WW1 Essex soldier's bugle used in Remembrance Last Post
- Published
A bugle played during World War One by a soldier has been used to sound The Last Post at a Remembrance service.
Pte Henry Howard was in the Royal Army Medical Corps, and played his bugle in the army band, his great grandson said.
The bugle hung proudly on the family's walls for generations but has now been played again to mark the 100th anniversary of the war memorial in Pvt Howard's home village of Dedham, Essex.
Pte Howard played The Last Post when the memorial was unveiled in 1921.
His great grandson, Mark Manning, 63, was at the ceremony in Dedham earlier to remember the fallen, including Pte Howard's son-in-law - Mr Manning's grandfather.

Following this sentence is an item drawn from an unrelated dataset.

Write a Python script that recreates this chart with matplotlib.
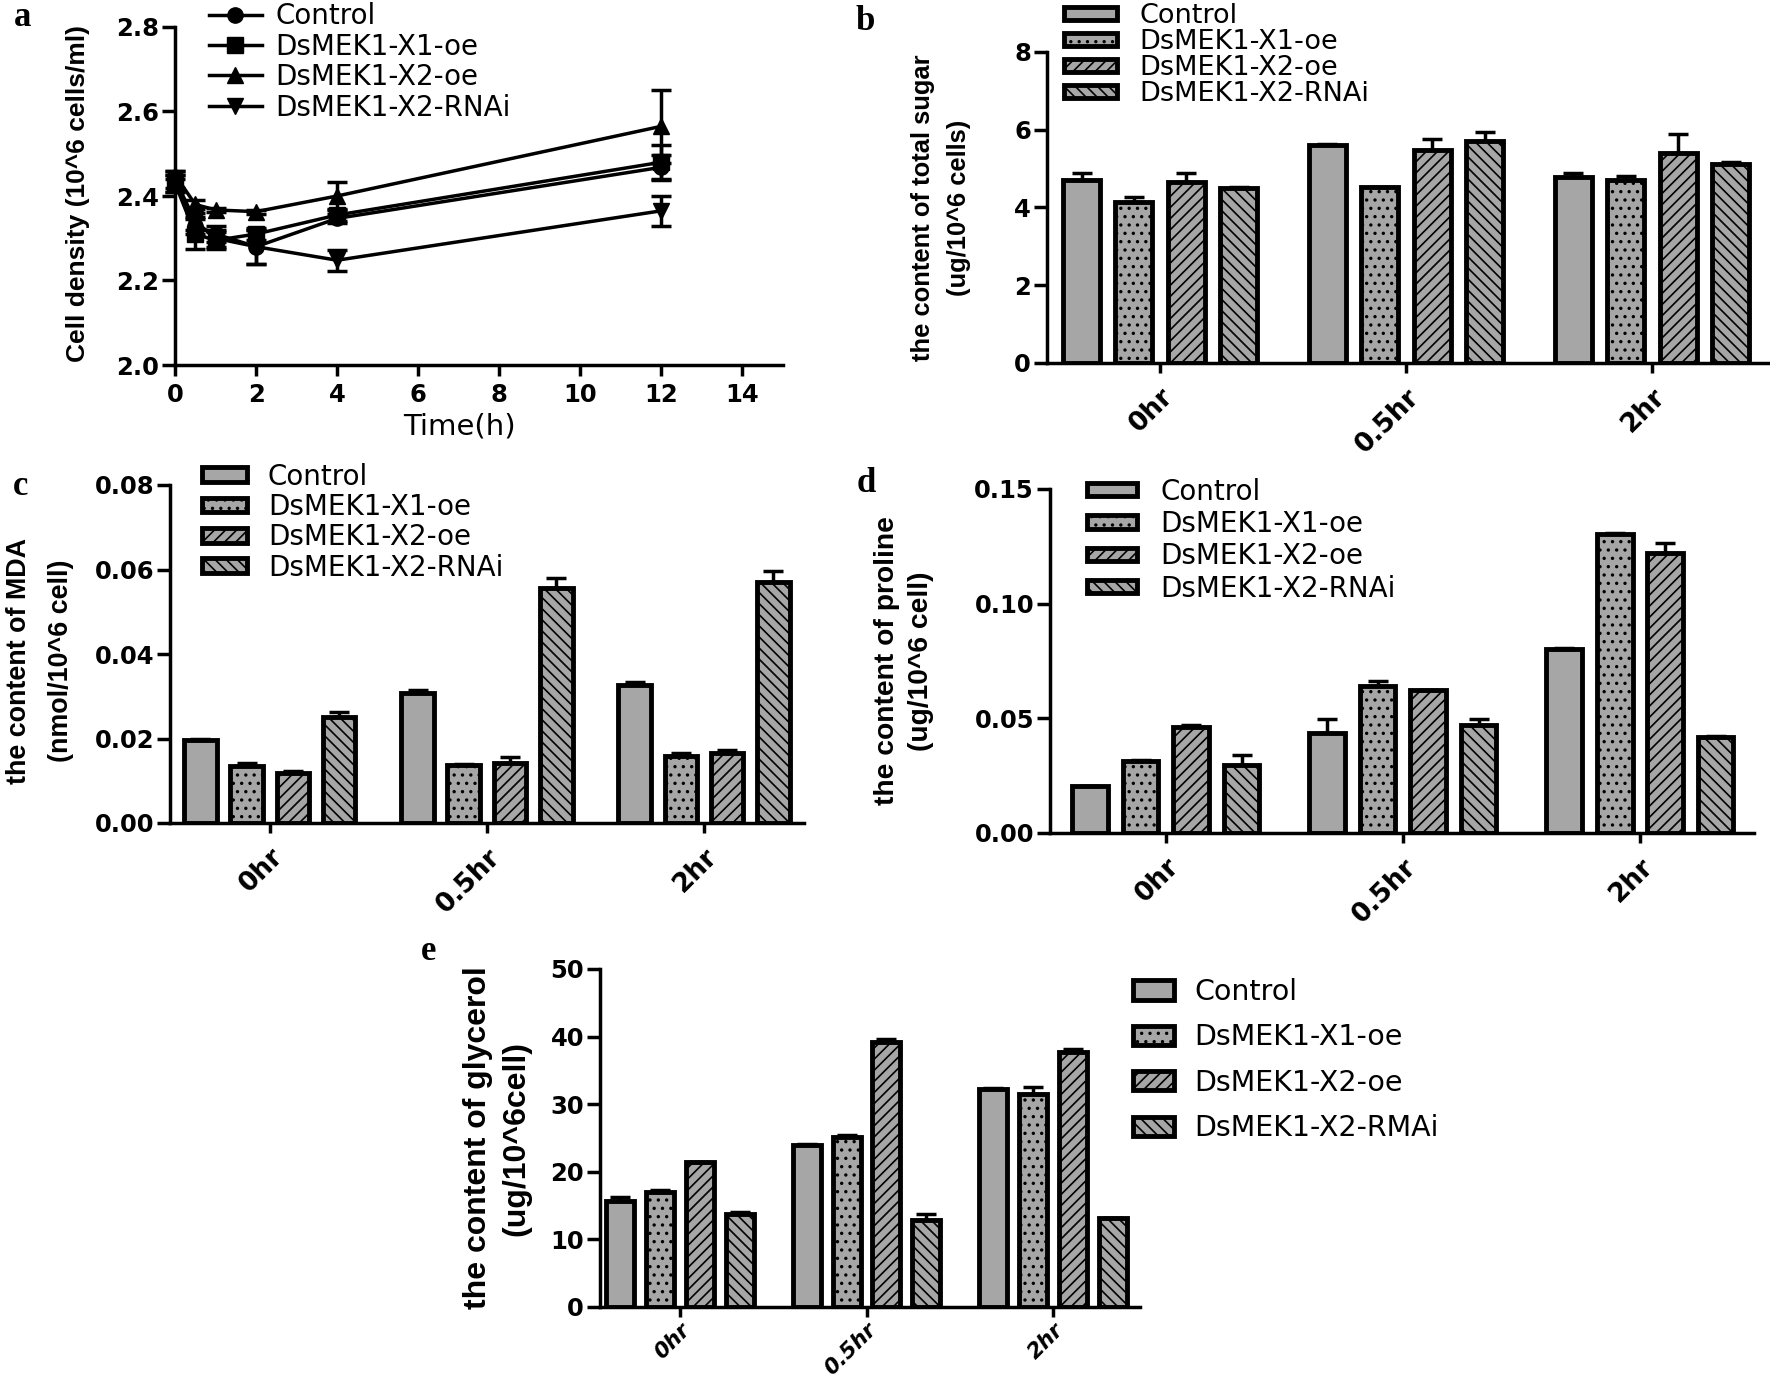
import numpy as np
import matplotlib
matplotlib.use("Agg")
import matplotlib.pyplot as plt
from matplotlib.lines import Line2D

plt.rcParams['font.family'] = ['DejaVu Sans']
plt.rcParams['hatch.linewidth'] = 1.2

# ---- panel a: cell density over time ----
times = [0, 0.5, 1, 2, 4, 12]
line_names = ["Control", "DsMEK1-X1-oe", "DsMEK1-X2-oe", "DsMEK1-X2-RNAi"]
dens_control = [2.43, 2.33, 2.31, 2.28, 2.347, 2.468]
dens_x1 = [2.43, 2.31, 2.295, 2.31, 2.355, 2.48]
dens_x2 = [2.45, 2.38, 2.367, 2.363, 2.40, 2.565]
dens_rnai = [2.44, 2.34, 2.30, 2.28, 2.248, 2.365]
dens_control_err = [0.02, 0.02, 0.02, 0.04, 0.01, 0.03]
dens_x1_err = [0.02, 0.035, 0.02, 0.015, 0.015, 0.04]
dens_x2_err = [0.01, 0.01, 0.005, 0.005, 0.033, 0.087]
dens_rnai_err = [0.02, 0.02, 0.02, 0.04, 0.025, 0.035]

# ---- bar panels (rows: Control, X1-oe, X2-oe, X2-RNAi; cols: 0hr, 0.5hr, 2hr) ----
groups = ["0hr", "0.5hr", "2hr"]
bar_names = ["Control", "DsMEK1-X1-oe", "DsMEK1-X2-oe", "DsMEK1-X2-RNAi"]
bar_names_e = ["Control", "DsMEK1-X1-oe", "DsMEK1-X2-oe", "DsMEK1-X2-RMAi"]

sugar = [[4.72, 5.60, 4.78], [4.15, 4.53, 4.72], [4.65, 5.49, 5.39], [4.49, 5.70, 5.13]]
sugar_err = [[0.17, 0.04, 0.12], [0.11, 0.0, 0.10], [0.24, 0.27, 0.50], [0.03, 0.24, 0.05]]

mda = [[0.0196, 0.0307, 0.0326], [0.0136, 0.0138, 0.0159], [0.0118, 0.0142, 0.0166], [0.0252, 0.0557, 0.0571]]
mda_err = [[0.0002, 0.0007, 0.0007], [0.0006, 0.0002, 0.0007], [0.0004, 0.0014, 0.0006], [0.0010, 0.0022, 0.0026]]

proline = [[0.0204, 0.0437, 0.0802], [0.0314, 0.0642, 0.1303], [0.0463, 0.0623, 0.1220], [0.0296, 0.0470, 0.0419]]
proline_err = [[0.0002, 0.0058, 0.0006], [0.0004, 0.0021, 0.0007], [0.0007, 0.0002, 0.0043], [0.0043, 0.0028, 0.0002]]

glycerol = [[15.7, 24.0, 32.3], [17.05, 25.1, 31.5], [21.4, 39.2, 37.7], [13.7, 12.9, 13.1]]
glycerol_err = [[0.5, 0.1, 0.1], [0.2, 0.3, 1.0], [0.1, 0.4, 0.5], [0.3, 0.9, 0.1]]

W, H = 1770, 1380
fig = plt.figure(figsize=(W / 100, H / 100), dpi=100)

FILL = '#a6a6a6'
HATCHES = ['', '..', '///', '\\\\\\']
TICK_FS = 17.5


def px_axes(l, t, r, b):
    return fig.add_axes([l / W, 1 - b / H, (r - l) / W, (b - t) / H])


def fx(x):
    return x / W


def fy(y):
    return 1 - y / H


def style_axes(ax):
    for s in ['top', 'right']:
        ax.spines[s].set_visible(False)
    for s in ['left', 'bottom']:
        ax.spines[s].set_linewidth(2.5)
    ax.tick_params(axis='x', width=2.5, length=7, pad=3)
    ax.tick_params(axis='y', width=2.5, length=9.5, pad=2)


def ylabel(text, cx, cy, fs, ls=1.6):
    fig.text(fx(cx), fy(cy), text, rotation=90, ha='center', va='center',
             fontsize=fs, fontweight='bold', family='Liberation Sans',
             linespacing=ls, multialignment='center')


def letter(s, x, y):
    fig.text(fx(x), fy(y), s, ha='center', va='center', fontsize=25,
             fontweight='bold', family='Liberation Serif')


# ---------------- panel a ----------------
ax = px_axes(175, 27, 783, 365)
style_axes(ax)
markers = ['o', 's', '^', 'v']
series = [dens_control, dens_x1, dens_x2, dens_rnai]
errs = [dens_control_err, dens_x1_err, dens_x2_err, dens_rnai_err]
handles = []
for ys, es, m, n in zip(series, errs, markers, line_names):
    ax.errorbar(times, ys, yerr=es, color='black', marker=m, markersize=11,
                lw=2.5, elinewidth=2.5, capsize=7, capthick=2.5, clip_on=False)
    handles.append(Line2D([], [], color='black', marker=m, markersize=11, lw=2.5, label=n))
ax.set_xlim(0, 15)
ax.set_ylim(2.0, 2.8)
ax.set_xticks(range(0, 15, 2), labels=[str(v) for v in range(0, 15, 2)],
              fontsize=TICK_FS, fontweight='bold')
ax.set_yticks([2.0, 2.2, 2.4, 2.6, 2.8], labels=['2.0', '2.2', '2.4', '2.6', '2.8'],
              fontsize=TICK_FS, fontweight='bold')
ax.tick_params(axis='x', length=8, pad=5)
ax.legend(handles=handles, loc='upper left', bbox_to_anchor=(fx(209), fy(2.5)),
          bbox_transform=fig.transFigure, frameon=False, fontsize=20,
          borderpad=0, borderaxespad=0, handlelength=1.9, handletextpad=0.5,
          labelspacing=0.084)
fig.text(fx(459), fy(427), "Time(h)", ha='center', va='center', fontsize=21)
ylabel("Cell density (10^6 cells/ml)", 78, 194, 19)
letter("a", 23, 18)


# ---------------- bar panels ----------------
def bar_panel(rect, xlim, vals, errs, ylim, yticks, yticklabels, names,
              leg_xy, leg_kw, italic=False, xfs=19, xpad=8):
    ax = px_axes(*rect)
    style_axes(ax)
    x = np.arange(len(groups))
    step, width = 0.213, 0.15
    for i, (v, e) in enumerate(zip(vals, errs)):
        pos = x + (i - 1.5) * step
        ax.bar(pos, v, width, color=FILL, edgecolor='black', linewidth=3.5,
               hatch=HATCHES[i], label=names[i], zorder=2)
        ax.errorbar(pos, v, yerr=[np.zeros(len(v)), e], fmt='none', ecolor='black',
                    elinewidth=2.5, capsize=7, capthick=2.5, zorder=3)
    ax.set_xlim(*xlim)
    ax.set_ylim(*ylim)
    ax.set_yticks(yticks, labels=yticklabels, fontsize=TICK_FS, fontweight='bold')
    ax.set_xticks(x, labels=groups, fontsize=xfs, fontweight='bold',
                  rotation=45, ha='right', rotation_mode='anchor',
                  fontstyle='italic' if italic else 'normal')
    ax.tick_params(axis='x', pad=xpad)
    kw = dict(loc='upper left', bbox_to_anchor=(fx(leg_xy[0]), fy(leg_xy[1])),
              bbox_transform=fig.transFigure, frameon=False, fontsize=20,
              borderpad=0, borderaxespad=0, handlelength=1.95, handleheight=0.35,
              handletextpad=0.85, labelspacing=0.11)
    kw.update(leg_kw)
    ax.legend(**kw)
    return ax


# b: total sugar
bar_panel((1047, 52, 1770, 363), (-0.46, 2.48), sugar, sugar_err, (0, 8),
          [0, 2, 4, 6, 8], ['0', '2', '4', '6', '8'], bar_names, (1064, 3),
          {'fontsize': 19.5, 'labelspacing': 0.0})
ylabel("the content of total sugar\n(ug/10^6 cells)", 941, 208, 18.4, 1.67)
letter("b", 865, 22)

# c: MDA
bar_panel((170, 485, 804, 823), (-0.46, 2.461), mda, mda_err, (0, 0.08),
          [0, 0.02, 0.04, 0.06, 0.08], ['0.00', '0.02', '0.04', '0.06', '0.08'],
          bar_names, (202, 462.5),
          {'handlelength': 1.62, 'handleheight': 0.43, 'handletextpad': 0.75,
           'labelspacing': 0.084})
ylabel("the content of MDA\n(nmol/10^6 cell)", 40, 661, 19.4, 1.8)
letter("c", 21, 487)

# d: proline
bar_panel((1050, 489, 1754, 833), (-0.489, 2.481), proline, proline_err, (0, 0.15),
          [0, 0.05, 0.10, 0.15], ['0.00', '0.05', '0.10', '0.15'],
          bar_names, (1087, 477.5), {'handlelength': 1.8, 'labelspacing': 0.16})
ylabel("the content of proline\n(ug/10^6 cell)", 904, 661, 20.3, 1.43)
letter("d", 866, 483)

# e: glycerol
bar_panel((600, 969, 1140, 1307), (-0.429, 2.466), glycerol, glycerol_err, (0, 50),
          [0, 10, 20, 30, 40, 50], ['0', '10', '20', '30', '40', '50'],
          bar_names_e, (1133, 978),
          {'fontsize': 20.5, 'handlelength': 1.45, 'handleheight': 0.65,
           'handletextpad': 0.7, 'labelspacing': 0.61}, italic=True, xfs=15.5, xpad=2)
ylabel("the content of glycerol\n(ug/10^6cell)", 497, 1138, 23, 1.39)
letter("e", 429, 952)

fig.savefig("out.png", dpi=100)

Pte Howard survived the war and lived until 1954, but Mr Manning's grandfather, Harry Polson, was killed in World War Two, and his name is inscribed on the Dedham memorial.
The village first unveiled its memorial in 1921 and ex-army bugler Henry Howard stood in Royal Square in Dedham, as people fell silent to listen to the melancholy tones of The Last Post, played on his wartime bugle.
"He'd have had no idea that 20 years or so later, his own son-in-law's name would be on that memorial," said Mr Manning.
"He was involved in holding the Germans back by blowing up bridges on the River Seine to stop them getting to the evacuation in Dunkirk," Mr Manning said.
One hundred years after his great grandfather stood in front of the village's memorial, Mr Manning and his wife were there, again, to remember the family's history.
His great grandfather Pte Howard had been a farm worker before he joined the army and "at about 40, like many other older men, he was conscripted into the medical corps", Mr Manning said.
"He had a secondary job and he played the bugle - the Reveille, the call to charge - and things like that."
The bugle, now looking somewhat battered, has been passed down through the generations.
Tom Stapleton, who has played the trumpet at the Remembrance service for the last seven years, was entrusted to deliver The Last Post on Pte Howard's faithful bugle.
"It felt like things have come full circle," he said.
"I feel very privileged to have been able to do it.
"It was quite overwhelming - I can't quite get my head around it."
The bugle has been part of Mr Manning's life since he was a child and it is now hoped the instrument will be played at future memorials.
"We'd try to blow it when we were kids, but our lungs weren't big enough," he recalled.
"But it was always hung on the wall - my grandmother's, and then my mother's wall - it's an important part of our history."